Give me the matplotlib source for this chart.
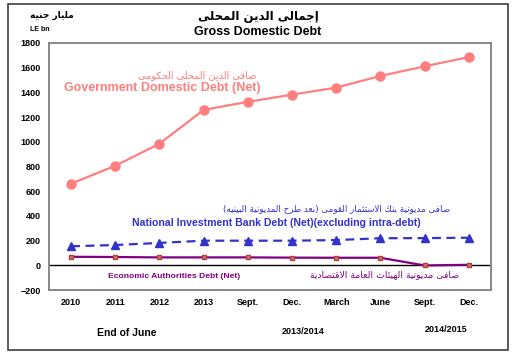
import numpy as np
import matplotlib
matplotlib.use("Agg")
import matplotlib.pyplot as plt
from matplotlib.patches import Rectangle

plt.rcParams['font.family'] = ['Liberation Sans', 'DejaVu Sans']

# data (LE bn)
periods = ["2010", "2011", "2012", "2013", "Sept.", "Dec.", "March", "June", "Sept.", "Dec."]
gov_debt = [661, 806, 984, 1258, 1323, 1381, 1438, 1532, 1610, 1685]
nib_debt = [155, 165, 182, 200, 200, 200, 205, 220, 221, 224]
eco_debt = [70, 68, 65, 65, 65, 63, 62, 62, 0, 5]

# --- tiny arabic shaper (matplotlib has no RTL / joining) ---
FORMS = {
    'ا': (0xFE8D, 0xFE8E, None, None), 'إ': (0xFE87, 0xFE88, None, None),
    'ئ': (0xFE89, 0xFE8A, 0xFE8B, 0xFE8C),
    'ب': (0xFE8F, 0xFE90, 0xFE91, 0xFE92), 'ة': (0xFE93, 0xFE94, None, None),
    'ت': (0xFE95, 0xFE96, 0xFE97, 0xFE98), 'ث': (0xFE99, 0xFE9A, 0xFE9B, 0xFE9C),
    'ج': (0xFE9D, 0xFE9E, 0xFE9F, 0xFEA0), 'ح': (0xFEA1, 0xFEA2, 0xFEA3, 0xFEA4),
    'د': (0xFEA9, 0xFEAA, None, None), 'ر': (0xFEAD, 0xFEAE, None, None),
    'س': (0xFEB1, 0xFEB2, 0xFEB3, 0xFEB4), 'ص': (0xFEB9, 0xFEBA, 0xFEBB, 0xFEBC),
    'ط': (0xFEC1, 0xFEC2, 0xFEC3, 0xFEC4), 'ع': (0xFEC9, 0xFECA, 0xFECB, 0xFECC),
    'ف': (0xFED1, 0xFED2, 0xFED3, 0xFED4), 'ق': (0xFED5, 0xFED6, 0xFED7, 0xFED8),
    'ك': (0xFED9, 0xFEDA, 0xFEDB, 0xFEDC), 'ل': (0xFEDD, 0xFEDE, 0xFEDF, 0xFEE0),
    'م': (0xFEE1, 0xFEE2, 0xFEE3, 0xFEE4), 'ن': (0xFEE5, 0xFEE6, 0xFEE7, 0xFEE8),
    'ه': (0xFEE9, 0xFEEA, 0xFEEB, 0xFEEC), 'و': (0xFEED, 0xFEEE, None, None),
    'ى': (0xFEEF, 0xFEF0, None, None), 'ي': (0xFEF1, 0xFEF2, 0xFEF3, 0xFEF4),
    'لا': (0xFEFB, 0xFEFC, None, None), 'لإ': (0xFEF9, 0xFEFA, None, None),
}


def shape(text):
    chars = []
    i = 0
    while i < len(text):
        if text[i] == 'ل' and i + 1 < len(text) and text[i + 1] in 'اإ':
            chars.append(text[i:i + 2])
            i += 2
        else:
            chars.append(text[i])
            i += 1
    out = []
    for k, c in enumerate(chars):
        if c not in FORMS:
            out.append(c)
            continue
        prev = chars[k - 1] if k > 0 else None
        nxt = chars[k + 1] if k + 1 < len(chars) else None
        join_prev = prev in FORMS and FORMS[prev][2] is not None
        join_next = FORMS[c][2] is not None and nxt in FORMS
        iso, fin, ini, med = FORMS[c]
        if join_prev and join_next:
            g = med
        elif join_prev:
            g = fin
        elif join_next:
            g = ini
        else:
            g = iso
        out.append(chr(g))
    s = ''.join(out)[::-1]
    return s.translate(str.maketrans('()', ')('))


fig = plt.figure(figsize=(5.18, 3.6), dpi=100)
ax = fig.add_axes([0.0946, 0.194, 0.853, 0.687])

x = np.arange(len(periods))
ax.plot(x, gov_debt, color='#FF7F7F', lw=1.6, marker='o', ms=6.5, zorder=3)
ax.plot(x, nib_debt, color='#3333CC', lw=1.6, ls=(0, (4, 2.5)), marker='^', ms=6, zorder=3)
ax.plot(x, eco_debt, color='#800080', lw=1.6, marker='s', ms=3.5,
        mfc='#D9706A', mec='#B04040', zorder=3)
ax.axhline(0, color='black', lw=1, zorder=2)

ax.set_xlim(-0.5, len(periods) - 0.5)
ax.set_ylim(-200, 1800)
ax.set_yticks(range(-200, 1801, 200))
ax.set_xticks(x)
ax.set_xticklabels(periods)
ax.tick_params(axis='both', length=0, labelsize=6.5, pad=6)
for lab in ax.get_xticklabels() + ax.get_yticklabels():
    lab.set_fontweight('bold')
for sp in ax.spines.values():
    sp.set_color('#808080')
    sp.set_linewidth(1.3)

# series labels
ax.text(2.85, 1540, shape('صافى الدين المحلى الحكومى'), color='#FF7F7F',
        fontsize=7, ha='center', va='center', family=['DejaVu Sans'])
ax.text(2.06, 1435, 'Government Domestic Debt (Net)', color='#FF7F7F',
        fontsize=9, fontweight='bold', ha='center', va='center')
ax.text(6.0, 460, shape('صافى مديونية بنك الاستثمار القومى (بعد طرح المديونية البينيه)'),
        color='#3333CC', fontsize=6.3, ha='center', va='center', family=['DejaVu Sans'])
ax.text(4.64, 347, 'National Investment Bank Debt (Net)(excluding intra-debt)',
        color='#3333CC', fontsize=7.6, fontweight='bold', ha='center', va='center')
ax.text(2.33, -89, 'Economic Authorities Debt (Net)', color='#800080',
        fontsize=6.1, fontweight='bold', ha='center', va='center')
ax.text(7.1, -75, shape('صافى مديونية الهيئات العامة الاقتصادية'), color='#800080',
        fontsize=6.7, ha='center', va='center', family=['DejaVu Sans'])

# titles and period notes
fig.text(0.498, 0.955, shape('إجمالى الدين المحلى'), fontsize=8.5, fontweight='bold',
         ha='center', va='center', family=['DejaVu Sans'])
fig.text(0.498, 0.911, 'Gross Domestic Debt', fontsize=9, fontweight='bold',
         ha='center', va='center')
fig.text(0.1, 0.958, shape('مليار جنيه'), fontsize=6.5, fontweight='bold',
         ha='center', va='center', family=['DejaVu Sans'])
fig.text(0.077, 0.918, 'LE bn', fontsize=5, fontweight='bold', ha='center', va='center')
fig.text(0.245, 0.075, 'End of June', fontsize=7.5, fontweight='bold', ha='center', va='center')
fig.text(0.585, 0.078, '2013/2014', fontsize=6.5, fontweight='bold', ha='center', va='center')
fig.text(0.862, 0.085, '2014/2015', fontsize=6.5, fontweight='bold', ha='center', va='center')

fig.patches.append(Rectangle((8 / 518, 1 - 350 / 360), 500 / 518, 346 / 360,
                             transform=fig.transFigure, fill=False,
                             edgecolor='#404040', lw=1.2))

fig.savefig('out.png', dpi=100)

###

> PROMPT
Begin at the top of the material above and output each line exactly, stopping after the line that holds "62, 62, 0, 5]". Leave out pictures.

> EXERCISE SOLUTION
Give me the matplotlib source for this chart.
import numpy as np
import matplotlib
matplotlib.use("Agg")
import matplotlib.pyplot as plt
from matplotlib.patches import Rectangle

plt.rcParams['font.family'] = ['Liberation Sans', 'DejaVu Sans']

# data (LE bn)
periods = ["2010", "2011", "2012", "2013", "Sept.", "Dec.", "March", "June", "Sept.", "Dec."]
gov_debt = [661, 806, 984, 1258, 1323, 1381, 1438, 1532, 1610, 1685]
nib_debt = [155, 165, 182, 200, 200, 200, 205, 220, 221, 224]
eco_debt = [70, 68, 65, 65, 65, 63, 62, 62, 0, 5]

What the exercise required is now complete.